Christmas cracker jokes

Yes, it\’s that time. The Telegraph gives us a selection.

Q: What is the hypochondriac\’s favourite drink?

A: Sham pain

Q: What\’s green and barks?

A: Kermit the dog!

Q;What did the German High Command say in the war when the French were fleeing from France in to Northern Spain?

A;We have too many Basques in one exit.

Mr Bob Moore of High Wycombe

Q: How do you get to Wales in a mini?

A: Easy! One in the front and one in the back.

Mrs Gillian Moulding, London E7

Q: What did the bra say to the hat?

A: You go on ahead while I give these two a lift.

Mr Gershaw of Leeds

Q: How did Good King Wenceslas like his pizzas?

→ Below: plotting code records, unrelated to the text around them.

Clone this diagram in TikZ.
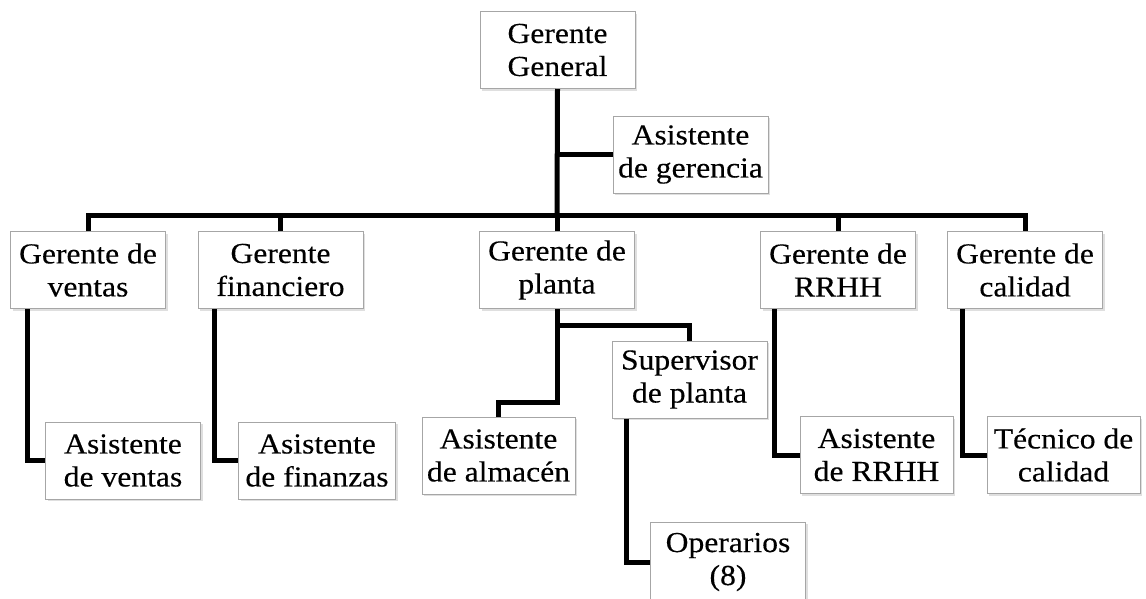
\documentclass[tikz,border=0pt]{standalone}
\usepackage{fontspec}
\setmainfont{Liberation Serif}[FakeStretch=1.09, FakeBold=0.3]
\usetikzlibrary{positioning, calc, shadows}

\begin{document}
\begin{tikzpicture}[
  x=1pt, y=-1pt,
  puesto/.style={draw=gray!70, line width=1pt, fill=white, inner sep=0pt,
                 minimum width=155pt, minimum height=77pt, align=center,
                 font=\fontsize{29}{33}\selectfont,
                 drop shadow={opacity=0.25, shadow xshift=2pt, shadow yshift=-2pt}},
  enlace/.style={line width=5pt, line join=miter}
]
  \useasboundingbox[fill=white] (0,0) rectangle (1146,598);

  % ----- Gerencia -----
  \node[puesto] (gg)  at (557.5,50)  {Gerente\\General};
  \node[puesto] (asg) at (690.5,154.5) {Asistente\\de gerencia};

  % ----- Gerentes de area (y = 270) -----
  \node[puesto] (gv)  at (88,270)    {Gerente de\\ventas};
  \node[puesto, minimum width=165pt] (gf) at (280.5,270) {Gerente\\financiero};
  \node[puesto] (gp)  at (557,270)   {Gerente de\\planta};
  \node[puesto] (grh) at (838,270)   {Gerente de\\RRHH};
  \node[puesto] (gc)  at (1025,270)  {Gerente de\\calidad};

  % ----- Asistentes y personal -----
  \node[puesto] (av)  at (123,460.5) {Asistente\\de ventas};
  \node[puesto, minimum width=157pt] (af) at (317,460.5) {Asistente\\de finanzas};
  \node[puesto] (sp)  at (689.5,379.5) {Supervisor\\de planta};
  \node[puesto, minimum width=153pt] (aa) at (498.5,455.5) {Asistente\\de almacén};
  \node[puesto, minimum height=80pt] (op) at (728,562) {Operarios\\(8)};
  \node[puesto, minimum width=153pt] (arh) at (876.5,455) {Asistente\\de RRHH};
  \node[puesto, minimum width=153pt] (tc)  at (1063.5,455) {Técnico de\\calidad};

  % ----- Puntos de union -----
  \coordinate (bus) at (557,215);
  \coordinate (pb)  at (557,325);
  \coordinate (ab)  at (557,402);

  % ----- Lineas de mando -----
  \draw[enlace] (gg.south) -- (bus);
  \draw[enlace] (gg.south |- asg.west) -- (asg.west);
  \draw[enlace] (gv.north) |- (bus) -| (gc.north);
  \draw[enlace] (gf.north) -- (gf.north |- bus);
  \draw[enlace] (gp.north) -- (gp.north |- bus);
  \draw[enlace] (grh.north) -- (grh.north |- bus);

  \draw[enlace] ([xshift=17pt]gv.south west) |- (av.west);
  \draw[enlace] ([xshift=17pt]gf.south west) |- (af.west);
  \draw[enlace] (gp.south) -- (ab) -| (aa.north);
  \draw[enlace] (pb) -| (sp.north);
  \draw[enlace] ([xshift=15pt]sp.south west) |- (op.west);
  \draw[enlace] ([xshift=14pt]grh.south west) |- (arh.west);
  \draw[enlace] ([xshift=15pt]gc.south west) |- (tc.west);
\end{tikzpicture}
\end{document}
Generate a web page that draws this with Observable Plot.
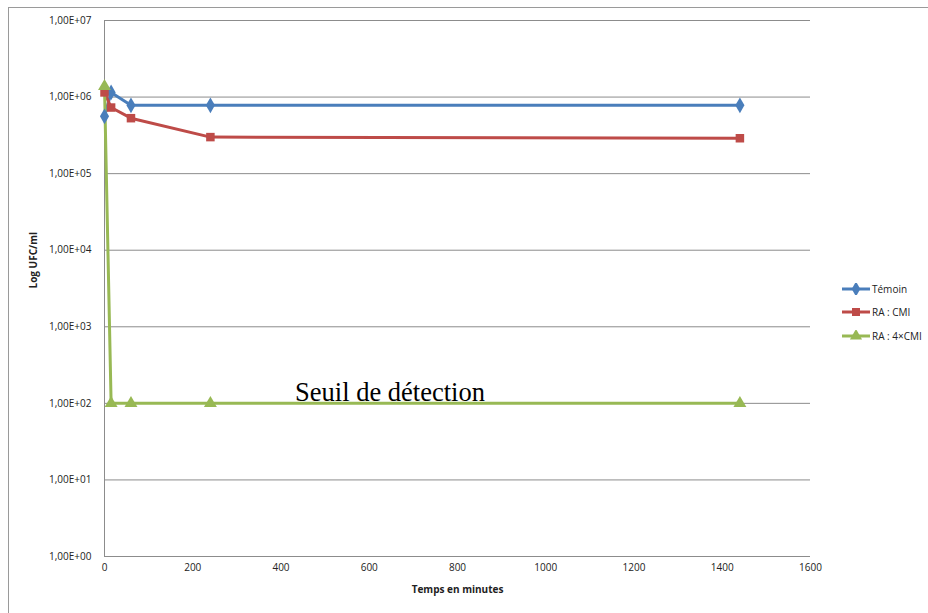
<!DOCTYPE html>
<html><head><meta charset="utf-8">
<script src="https://cdn.jsdelivr.net/npm/d3@7"></script>
<script src="https://cdn.jsdelivr.net/npm/@observablehq/plot@0.6"></script>
<style>
body{margin:0;background:#fff;overflow:hidden;width:928px;height:613px;position:relative;font-family:"Open Sans",sans-serif}
#frame{position:absolute;left:8px;top:7px;width:1000px;height:700px;border:1px solid #9a9a9a}
#chart{position:absolute;left:0;top:0}
#legend{position:absolute;left:842px;top:277px;font-size:10px;color:#222}
#legend .row{display:flex;align-items:center;height:23.5px}
</style></head>
<body>
<div id="frame"></div>
<div id="chart"></div>
<div id="legend"></div>
<script>
const times = [0, 15, 60, 240, 1440];
const temoin = [5.6e5, 1.15e6, 7.8e5, 7.8e5, 7.8e5];
const raCMI = [1.15e6, 7.3e5, 5.3e5, 3.0e5, 2.9e5];
const ra4CMI = [1.38e6, 100, 100, 100, 100];
const seriesNames = ["Témoin", "RA : CMI", "RA : 4×CMI"];
const seriesColors = ["#4a7ebb", "#be4b48", "#98b954"];
const seriesSymbols = ["diamond", "square", "triangle"];
const yTicks = [1, 10, 100, 1e3, 1e4, 1e5, 1e6, 1e7];
const xTicks = [0, 200, 400, 600, 800, 1000, 1200, 1400, 1600];

const allValues = [temoin, raCMI, ra4CMI];
const data = [];
allValues.forEach((vals, s) => vals.forEach((v, i) => data.push({t: times[i], v, s: seriesNames[s]})));

const fmt = v => "1,00E+" + String(Math.round(Math.log10(v))).padStart(2, "0");

const plot = Plot.plot({
  width: 928, height: 613,
  marginLeft: 104, marginRight: 118, marginTop: 20, marginBottom: 57,
  style: {fontFamily: "Open Sans, sans-serif", fontSize: "10px", color: "#222", background: "transparent"},
  x: {domain: [0, 1600]},
  y: {type: "log", domain: [1, 1e7]},
  color: {domain: seriesNames, range: seriesColors},
  symbol: {domain: seriesNames, range: seriesSymbols},
  marks: [
    Plot.ruleY(yTicks, {stroke: "#8c8c8c", strokeWidth: 1}),
    Plot.ruleX([0], {stroke: "#8c8c8c"}),
    Plot.axisY({ticks: yTicks, tickFormat: fmt, tickSize: 0, tickPadding: 13, label: null}),
    Plot.axisX({ticks: xTicks, tickSize: 0, tickPadding: 7, label: null, tickFormat: d => String(d)}),
    Plot.line(data, {x: "t", y: "v", z: "s", stroke: "s", strokeWidth: 3}),
    Plot.dot(data, {x: "t", y: "v", fill: "s", symbol: "s", r: 4.8, stroke: null}),
    Plot.text(["Seuil de détection"], {x: 647, y: 100, dy: -11, fontSize: 26.5, fontFamily: "Liberation Serif, Times New Roman, serif", fill: "#000"}),
    Plot.text(["Temps en minutes"], {frameAnchor: "bottom", dy: 36, fontWeight: "bold", fontSize: 10, fill: "#222"}),
    Plot.text(["Log UFC/ml"], {frameAnchor: "left", dx: -71, rotate: -90, fontWeight: "bold", fontSize: 10, fill: "#222"})
  ]
});
document.getElementById("chart").appendChild(plot);

const leg = d3.select("#legend");
seriesNames.forEach((n, i) => {
  const row = leg.append("div").attr("class", "row");
  const svg = row.append("svg").attr("width", 30).attr("height", 12);
  svg.append("line").attr("x1", 0).attr("x2", 28).attr("y1", 6).attr("y2", 6)
    .attr("stroke", seriesColors[i]).attr("stroke-width", 3);
  const sym = {diamond: d3.symbolDiamond, square: d3.symbolSquare, triangle: d3.symbolTriangle}[seriesSymbols[i]];
  svg.append("path").attr("d", d3.symbol(sym, 64)).attr("transform", "translate(14,6)").attr("fill", seriesColors[i]);
  row.append("span").text(n);
});
</script>
</body></html>
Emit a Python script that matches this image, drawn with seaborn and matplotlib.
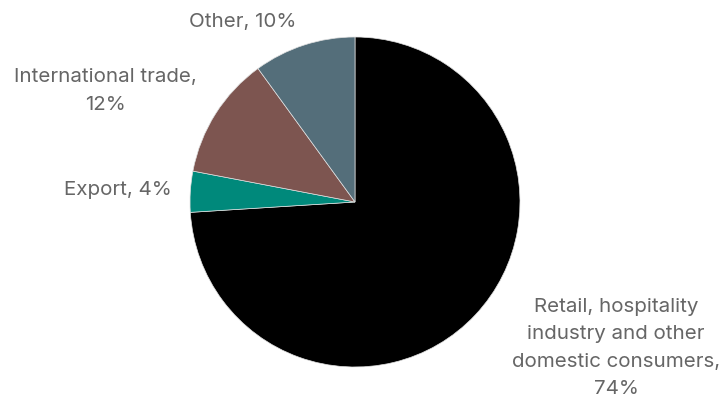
import matplotlib
matplotlib.use("Agg")
import matplotlib.pyplot as plt
import numpy as np
import seaborn as sns

categories = ["Retail, hospitality\nindustry and other\ndomestic consumers,\n74%",
              "Export, 4%", "International trade,\n12%", "Other, 10%"]
values = [74, 4, 12, 10]
colors = ["#000000", "#00897B", "#7D5550", "#546E7A"]
label_dist = [1.30, 1.11, 1.17, 1.15]
label_ang_offset = [0.3, 0, -2.7, 0]

sns.set_theme(style="white")
plt.rcParams['font.family'] = ['Inter', 'DejaVu Sans']

W, H = 723, 401
fig = plt.figure(figsize=(W / 100, H / 100), dpi=100)
cx, cy, r = 355, 202, 165
ax = fig.add_axes([(cx - r) / W, (H - cy - r) / H, 2 * r / W, 2 * r / H])

wedges, texts = ax.pie(values, labels=categories, colors=colors, startangle=90,
                       counterclock=False, labeldistance=1.17,
                       wedgeprops=dict(edgecolor="#e0e0e0", linewidth=0.5),
                       textprops=dict(color="#666666", fontsize=14.8,
                                      multialignment="center", linespacing=1.68))
for w, t, d, o in zip(wedges, texts, label_dist, label_ang_offset):
    ang = np.deg2rad((w.theta1 + w.theta2) / 2 + o)
    t.set_position((d * np.cos(ang), d * np.sin(ang)))

ax.set_xlim(-1, 1)
ax.set_ylim(-1, 1)
ax.set_aspect("equal")
ax.axis("off")
fig.savefig("out.png", dpi=100)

A: Deep pan, crisp and even!!

C Darch of Keynsham

Q: What did the musician call his noisy dog?

A: Offenbach

Miss R M Payne of Reading

Q: Why did the star twinkle?

A: Because it saw the moonbeam

Mr WC Dodd, of Fareham

Q: What does "scintillate" mean?

A: After eight you should stop sinning

Mrs J Morley of Milton Keynes

Q: Where would you find a tortoise with no legs

A: Pretty much where you left it!

J. Harris of St Ives

Q: What do you call a parrot with an umbrella?

A: Polly unsaturatetd

Mr Peter Foley of Ilford

Q: What were the last words the barman said to the customer on the Titanic?

A: \’Care for some ice, sir?\’

Mr Glynn Leaney, Oxford

Q: Why has a milking stool only got three legs?

A; Because the cow has got the udder.

Q: What happens if you play table tennis with a bad egg?

A: First it goes ping then it goes pong!

Reg and Margaret (by email)

Q; What do you call a dog with three feet?

A: A yard dog.

Ron Rigby, Liverpool

The answer to number 4 should of course be "Across the Severn Bridge".

Anyone got any more?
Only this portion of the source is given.